I figured I should actually use the homography and for a number of points just compute their position in the destination image using their position in the source image. Then I would compare these average distances, and I would ideally get a very obvious smaller average distance in the case of the correct image. This did not work at all. All the distances were colossal. I thought I might have used the homography the other way around to calculate the right position, but switching obj and scene with each other gave similar results.
Other things I tried were SURF descriptors instead of SIFT, BFMatcher (brute force) instead of FLANN, getting the n smallest distances for every image instead of a number depending on the minimum distance, or getting distances depending on a global maximum distance. None of these approaches gave me definite good results, and I feel stuck now.
My only next strategy would be to sharpen the images or even turn them to binary images using some local threshold or some algorithms used for segmentation. I am looking for any suggestions or mistake anyone can see in my work.
I don't know whether this is relevant, but I added some of the images I am testing this on. Many times in the test images most of the SIFT vectors come from the frame (higher contrast) than the painting. This is why I'm thinking sharpening the images might work, but I don't want to go deeper in case something I did previously is wrong.
The gallery of images is here with the descriptions in the titles. The images are of quite high resolution, please view in case it might give some hints.
You can try to test if when matching, the lines between the source image and the target image are relatively parallel. If it's not a correct match, then you'd have a lot of noise and the lines won't be parallel.
See the attached image which shows a correct match (using SURF and BF) - all the lines are mostly parallel (though I should point out that this is an easy example).
You are going correct way.
First, use second nearest ratio isntead of your "good match by 2*min_dist" https://stackoverflow.com/a/23019889/1983544.
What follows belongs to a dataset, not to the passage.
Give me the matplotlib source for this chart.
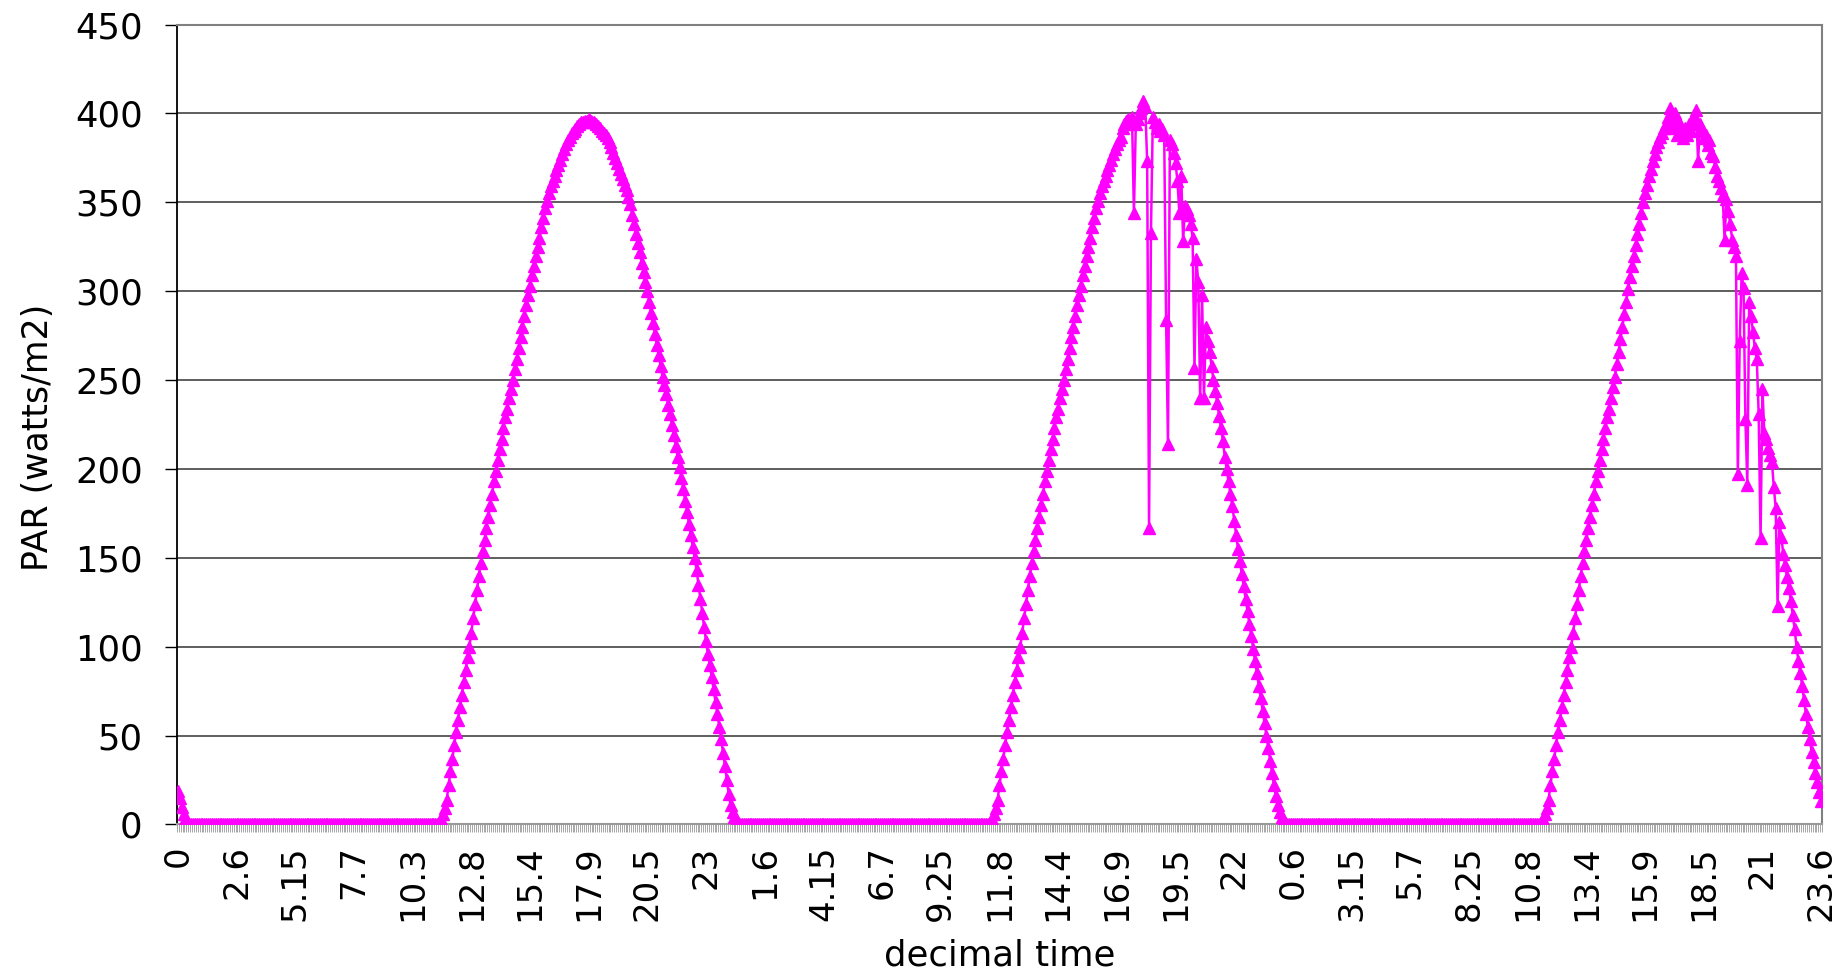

Second, use homography other way. When you find homography, you have not only H ,matrix, but the number of correspondences consistent with it. Check if it is some reasonable number, say >=15. If less, than object is not matched.
Third, if you have a big viewpoint change, SIFT or SURF are unable to match images. Try to use MODS instead (http://cmp.felk.cvut.cz/wbs/ here is Windows and Linux binaries, as well as paper describing algorithm) or ASIFT (much slower and matches much worse, but open source) http://www.ipol.im/pub/art/2011/my-asift/
Or at least use MSER or Hessian-Affine detector instead of SIFT (retaining SIFT as descriptor).